Efficient Numerical Algorithms for Phase-Amplitude Reduction on the Slow Attracting Manifold of Limit cycles

TL;DR

This paper introduces an efficient numerical method for computing the slow attracting manifold and response functions of limit cycles, balancing simplification and accuracy in phase-amplitude reduction.

Contribution

It presents a novel numerical approach using Floquet theory and coordinate transformations to compute the slow manifold and response functions with high accuracy.

Findings

Successfully computes the slow manifold for hyperbolic limit cycles.

Accurately determines phase and amplitude response functions.
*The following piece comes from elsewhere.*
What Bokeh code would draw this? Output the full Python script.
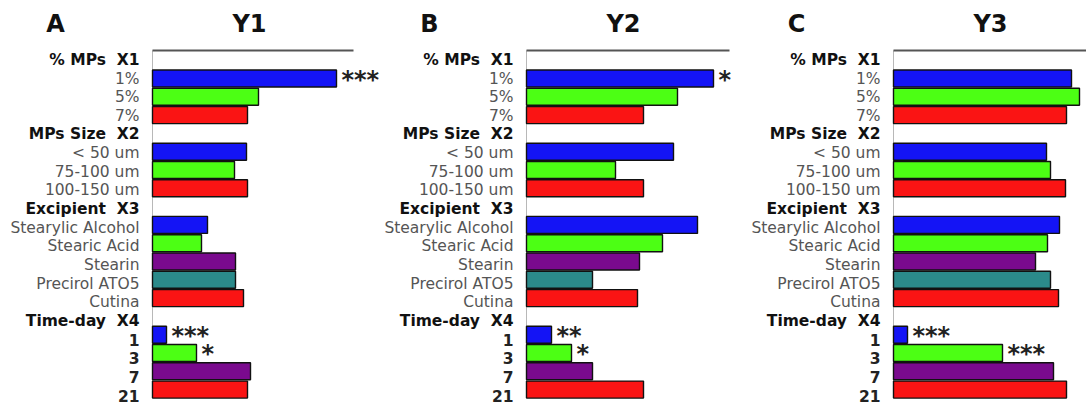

Demonstrates efficiency and applicability to complex oscillatory systems.

Abstract

The phase-amplitude framework extends the classical phase reduction method by incorporating amplitude coordinates (or isostables) to describe transient dynamics transverse to the limit cycle in a simplified form. While the full set of amplitude coordinates provides an exact description of oscillatory dynamics, it maintains the system's original dimensionality, limiting the advantages of simplification. A more effective approach reduces the dynamics to the slow attracting invariant submanifold associated with the slowest contracting direction, achieving a balance between simplification and accuracy. In this work, we present an efficient numerical method to compute the parameterization of the attracting slow submanifold of hyperbolic limit cycles and the simplified dynamics in its induced coordinates. Additionally, we compute the infinitesimal Phase and Amplitude Response Functions (iPRF and iARF, respectively) restricted to this manifold, which characterize the effects of perturbations on phase and amplitude. These results are obtained by solving an invariance equation for the slow manifold and adjoint equations for the iPRF and iARF. To solve these functional equations efficiently, we employ the Floquet normal form to solve the invariance equation and propose a novel coordinate transformation to simplify the adjoint equations. The solutions are expressed as Fourier-Taylor expansions with arbitrarily high accuracy. Our method accommodates both real and complex Floquet exponents. Finally, we discuss the numerical implementation of the method and present results from its application to a representative example.